Gradient Descent is a very powerful optimization algorithm that is used almost everywhere in machine learning, from solving logistic regression in 1950s to GPT3!

A First Course in Optimization (PENDING)

You can play with the algorithms here and checkout the implementation details here

Problem Statement

Consider a function $f: \mathbb{R}^n \rightarrow \mathbb{R}$, our aim is to find the minimum value of the function. Now before we begin we could have generalised a little bit more, what about functions whose domain is $\subseteq \mathbb{R}^n$. But for the time being let us continue with former problem statement.

Let $f(x) = x^2$ be a one-dimensional function whose domain is real line. One can quickly infer its minimum value is 0 and is attained at $x = 0$. One way to see this follows from a keen inspection of derivative, namely by setting it to 0.

Theorem 1 (First-Order Necessary Conditions) 1
If $x^∗$ is a local minimizer and $f$ is continuously differentiable in an open neighborhood of $x^∗$ , then $\nabla f(x^∗) = 0$.

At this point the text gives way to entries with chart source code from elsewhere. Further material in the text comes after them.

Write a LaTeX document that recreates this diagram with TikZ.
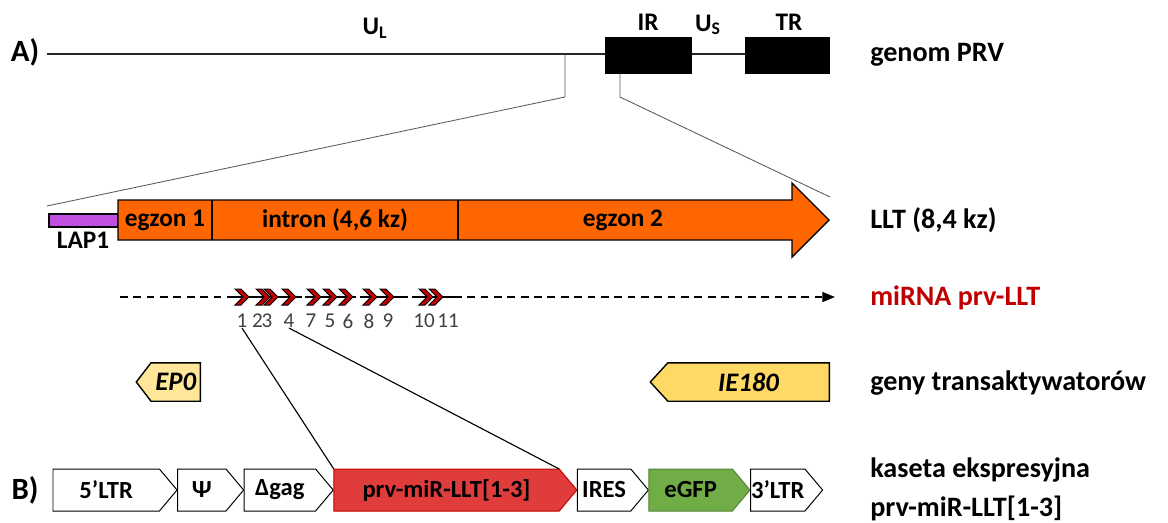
\documentclass[tikz,border=0pt]{standalone}
\usepackage{fontspec}
\setmainfont{Carlito}
\usetikzlibrary{positioning, shapes.symbols, arrows.meta}

\definecolor{lltorange}{HTML}{FF6600}
\definecolor{lappurple}{HTML}{C04FE0}
\definecolor{mirred}{HTML}{C00000}
\definecolor{epyellow}{HTML}{FFE699}
\definecolor{ieyellow}{HTML}{FFD966}
\definecolor{cassred}{HTML}{E03C3C}
\definecolor{egfpgreen}{HTML}{70AD47}
\definecolor{egfpdark}{HTML}{548235}
\definecolor{numgray}{HTML}{404040}

\begin{document}
\begin{tikzpicture}[x=0.025cm, y=-0.025cm,
	sidelabel/.style={anchor=west, inner sep=0pt, font=\fontsize{20}{24}\selectfont\bfseries},
	partlabel/.style={inner sep=0pt, font=\fontsize{22}{26}\selectfont\bfseries},
	genelabel/.style={inner sep=0pt, font=\fontsize{18}{21}\selectfont\bfseries},
	cassette/.style={draw, signal, signal to=east, signal pointer angle=100, minimum height=1.05cm, inner sep=0pt, outer sep=0pt, line width=0.7pt, font=\fontsize{17.5}{21}\selectfont\bfseries},
	transact/.style={draw, signal, signal to=west, signal pointer angle=105, minimum height=0.96cm, inner sep=0pt, line width=1pt, font=\fontsize{19}{23}\selectfont\bfseries\itshape},
	mirnum/.style={text=numgray, inner sep=0pt, font=\fontsize{15}{18}\selectfont},
	chevron/.style={fill=mirred, draw=black, line width=0.7pt},
	zoomline/.style={draw=black!65, line width=0.6pt},
	]
	\useasboundingbox (0,0) rectangle (1168,522);

	% A) genom PRV
	\node[partlabel] (A) at (25,52) {A)};
	\coordinate (gstart) at (47,54);
	\node[fill=black, minimum width=2.175cm, minimum height=0.925cm, inner sep=0pt] (IR) at (648.5,55.5) {};
	\node[fill=black, minimum width=2.125cm, minimum height=0.925cm, inner sep=0pt] (TR) at (787.5,55.5) {};
	\draw[line width=1.3pt, black!85] (gstart) -- (IR.west |- gstart);
	\draw[line width=1.3pt, black!85] (IR.east |- gstart) -- (TR.west |- gstart);
	\node[genelabel] (UL) at (375,28) {U\textsubscript{L}};
	\node[genelabel] (IRl) at (648,22) {IR};
	\node[genelabel] (US) at (708,25) {U\textsubscript{S}};
	\node[genelabel] (TRl) at (789,22) {TR};
	\node[sidelabel] (genom) at (870,55) {genom PRV};

	% zoom na LLT
	\coordinate (zl1) at (565,54);
	\coordinate (zl2) at (565,97);
	\coordinate (zl3) at (47,206);
	\coordinate (zr1) at (620,73);
	\coordinate (zr2) at (620,97);
	\coordinate (zr3) at (830,197);
	\draw[zoomline] (zl1) -- (zl2) -- (zl3);
	\draw[zoomline] (zr1) -- (zr2) -- (zr3);

	% LLT
	\node[draw, fill=lappurple, line width=0.8pt, minimum width=1.725cm, minimum height=0.325cm, inner sep=0pt] (LAP) at (83.5,220.5) {};
	\node[genelabel] (LAPl) at (83,240) {LAP1};
	\draw[fill=lltorange, line width=1pt] (118,200) -- (792,200) -- (792,183) -- (829,220) -- (792,257) -- (792,240) -- (118,240) -- cycle;
	\draw[line width=0.8pt] (212,200) -- (212,240);
	\draw[line width=0.8pt] (458,200) -- (458,240);
	\node[genelabel] (ex1) at (165,220) {egzon 1};
	\node[genelabel] (intr) at (335,220) {intron (4,6 kz)};
	\node[genelabel] (ex2) at (623,220) {egzon 2};
	\node[sidelabel] (llt) at (870,220) {LLT (8,4 kz)};

	% miRNA
	\draw[line width=1.3pt, dash pattern=on 5.5pt off 4pt, -{Triangle[length=9pt, width=7pt]}] (120,297) -- (835,297);
	\foreach \a/\b in {228/302, 305/356, 360/402, 412/455}
		\draw[line width=1.3pt] (\a,297) -- (\b,297);
	\foreach \x in {235,256,264,282,307,323,339,363,380,419,429}
		\draw[chevron] (\x,289) -- ++(6,0) -- ++(8,8) -- ++(-8,8) -- ++(-6,0) -- ++(8,-8) -- cycle;
	\foreach \n/\x in {1/242, 2/257.5, 3/267, 4/289, 7/311, 5/330, 6/348, 8/369, 9/388, 10/424, 11/448}
		\node[mirnum] (m\n) at (\x,321) {\n};
	\node[sidelabel, text=mirred] (mirna) at (870,298) {miRNA prv-LLT};

	% geny transaktywatorow
	\node[transact, fill=epyellow, minimum width=1.6cm, anchor=east] (EP0) at (201,382) {EP0};
	\node[transact, fill=ieyellow, signal pointer angle=95, minimum width=4.475cm, anchor=east] (IE180) at (830,382) {IE180};
	\node[sidelabel] (geny) at (870,383) {geny transaktywatorów};

	% B) kaseta
	\node[partlabel] (B) at (25,490) {B)};
	\node[cassette, fill=white, minimum width=3.1cm, anchor=west] (ltr5) at (53,490) {5’LTR};
	\node[cassette, fill=white, minimum width=1.65cm, right=0.4pt of ltr5] (psi) {Ψ};
	\node[cassette, fill=white, minimum width=2.225cm, right=0.4pt of psi] (gag) {Δgag};
	\node[cassette, fill=cassred, draw=mirred, minimum width=6.075cm, right=0.4pt of gag] (prv) {prv-miR-LLT[1-3]};
	\node[cassette, fill=white, minimum width=1.775cm, right=0.4pt of prv] (ires) {IRES};
	\node[cassette, fill=egfpgreen, draw=egfpdark, minimum width=2.525cm, right=0.4pt of ires] (egfp) {eGFP};
	\node[cassette, fill=white, minimum width=1.8cm, right=0.4pt of egfp] (ltr3) {3’LTR};
	\node[sidelabel] (kaseta) at (870,470) {kaseta ekspresyjna};
	\node[sidelabel] (kaseta2) at (870,508) {prv-miR-LLT[1-3]};

	\draw[line width=0.8pt] (m1.south) -- (prv.north west);
	\draw[line width=0.8pt] (m4.south) -- (prv.north east);
\end{tikzpicture}
\end{document}
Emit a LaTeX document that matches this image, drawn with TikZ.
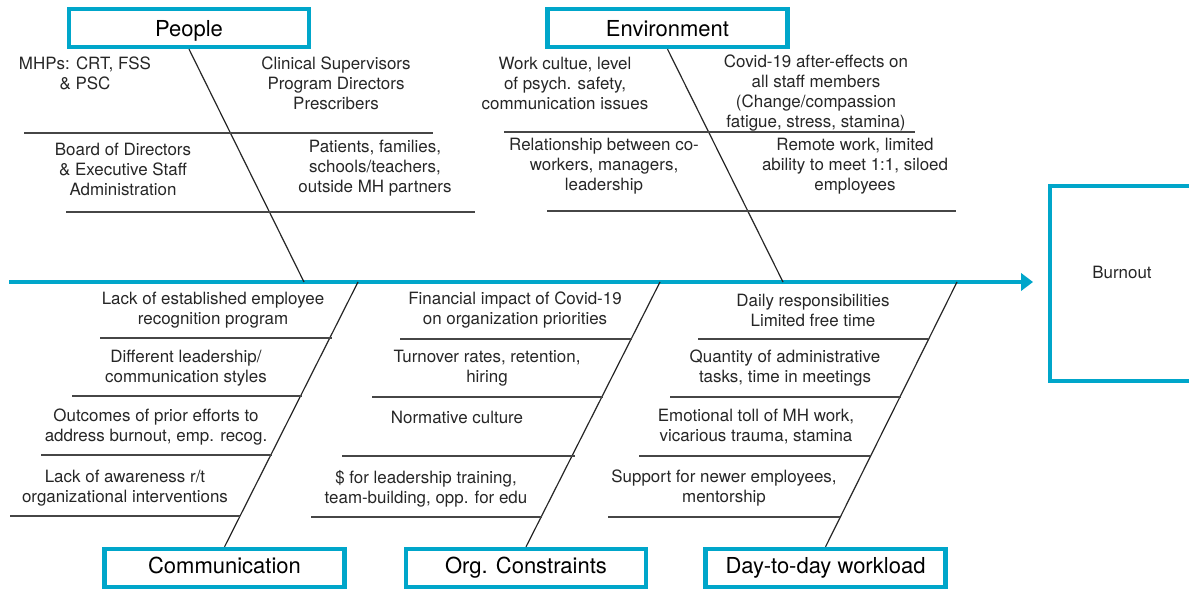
\documentclass[tikz,border=0pt]{standalone}
\usepackage{fontspec}
\setmainfont{TeX Gyre Heros}
\usetikzlibrary{arrows.meta}
\definecolor{fishblue}{RGB}{0,166,202}
\definecolor{ribgray}{RGB}{70,70,70}

\begin{document}
\begin{tikzpicture}[x=0.75pt, y=-0.75pt,
		cat/.style = {draw=fishblue, line width=3.2pt, minimum width=180pt, minimum height=28.5pt, inner sep=0pt, text height=12pt, text depth=3.5pt, font=\fontsize{16.5}{19}\selectfont},
		cattop/.style = {cat, text height=14pt, text depth=1pt},
		cause/.style = {align=center, text=black!85, inner sep=0pt, font=\fontsize{12.7}{15}\selectfont},
		bone/.style = {draw=black!85, line width=0.9pt},
		rib/.style = {draw=ribgray, line width=1.3pt},
		spine/.style = {draw=fishblue, line width=3pt, -{Triangle[length=9pt, width=13pt]}}]
			\useasboundingbox (0,0) rectangle (1189,591);

			% categories
			\node[cattop] (people) at (189,28) {People};
			\node[cattop] (env) at (667.5,28) {Environment};
			\node[cat] (comm) at (224.5,568) {Communication};
			\node[cat] (org) at (526,568) {Org. Constraints};
			\node[cat] (day) at (825.5,568) {Day-to-day workload};

			% effect
			\node[cat, minimum width=120pt, minimum height=146pt, text height=, text depth=] (effect) at (1130,283.5) {};
			\node[cause] (burnout) at (1122,272) {Burnout};

			% spine
			\coordinate (tail) at (9,282);
			\coordinate (head) at (1033,282);
			\draw[spine] (tail) -- (head);

			% bones
			\coordinate (p-end) at (304,282);
			\coordinate (e-end) at (783,282);
			\coordinate (c-end) at (358,282);
			\coordinate (o-end) at (660,282);
			\coordinate (d-end) at (957,282);
			\path[bone]
				(people.south) edge (p-end)
				(env.south) edge (e-end)
				(comm.north) edge (c-end)
				(org.north) edge (o-end)
				(day.north) edge (d-end);

			% ribs
			\draw[rib] (24,133) -- (433,133);
			\draw[rib] (66,212) -- (475,212);
			\draw[rib] (504,132) -- (915,132);
			\draw[rib] (547,211) -- (956,211);
			\draw[rib] (100,338) -- (332,338);
			\draw[rib] (72,396) -- (302,396);
			\draw[rib] (41,455) -- (272,455);
			\draw[rib] (10,516) -- (240,516);
			\draw[rib] (400,339) -- (632,339);
			\draw[rib] (372,397) -- (603,397);
			\draw[rib] (342,456) -- (575,456);
			\draw[rib] (311,517) -- (542,517);
			\draw[rib] (698,339) -- (928,339);
			\draw[rib] (670,397) -- (901,397);
			\draw[rib] (639,456) -- (870,456);
			\draw[rib] (608,517) -- (840,517);

			% people
			\node[cause] (mhp) at (85,73.5) {MHPs: CRT, FSS\\\& PSC};
			\node[cause] (super) at (336,83.5) {Clinical Supervisors\\Program Directors\\Prescribers};
			\node[cause] (board) at (123,169) {Board of Directors\\\& Executive Staff\\Administration};
			\node[cause] (patients) at (375,168) {Patients, families,\\schools/teachers,\\outside MH partners};

			% environment
			\node[cause] (culture) at (565,83.5) {Work cultue, level\\of psych. safety,\\communication issues};
			\node[cause] (covid) at (816,93.5) {Covid-19 after-effects on\\all staff members\\(Change/compassion\\fatigue, stress, stamina)};
			\node[cause] (relation) at (604,166) {Relationship between co-\\workers, managers,\\leadership};
			\node[cause] (remote) at (855,166) {Remote work, limited\\ability to meet 1:1, siloed\\employees};

			% communication
			\node[cause] (recog) at (213,310) {Lack of established employee\\recognition program};
			\node[cause] (styles) at (186,368) {Different leadership/\\communication styles};
			\node[cause] (outcomes) at (156,427) {Outcomes of prior efforts to\\address burnout, emp. recog.};
			\node[cause] (aware) at (125,488) {Lack of awareness r/t\\organizational interventions};

			% org. constraints
			\node[cause] (finance) at (515,310) {Financial impact of Covid-19\\on organization priorities};
			\node[cause] (turnover) at (487,368) {Turnover rates, retention,\\hiring};
			\node[cause] (norm) at (457,417) {Normative culture};
			\node[cause] (train) at (426,489) {\$ for leadership training,\\team-building, opp. for edu};

			% day-to-day workload
			\node[cause] (daily) at (813,310) {Daily responsibilities\\Limited free time};
			\node[cause] (admin) at (785,368) {Quantity of administrative\\tasks, time in meetings};
			\node[cause] (toll) at (756,427) {Emotional toll of MH work,\\vicarious trauma, stamina};
			\node[cause] (newer) at (724,488) {Support for newer employees,\\mentorship};
		\end{tikzpicture}
\end{document}
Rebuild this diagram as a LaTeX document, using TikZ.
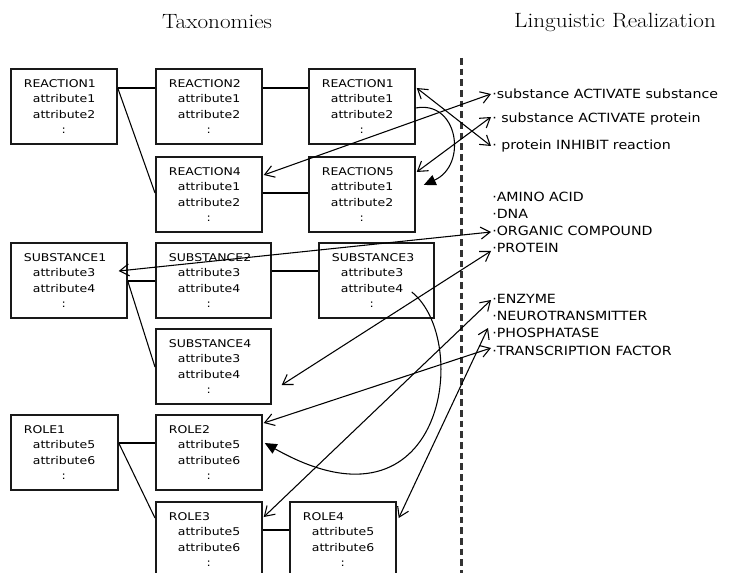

Proof. We prove by contradiction. Assume wrongly that gradient is non-zero at $x^*$. If we now move in direction opposite to gradient we are bound to attain a lower value of function! We are using the fact that gradient points in direction of greatest ascent and consequently opposite direction points to steepest descent. Hence by contradiction, $\nabla f(x^*) = 0$.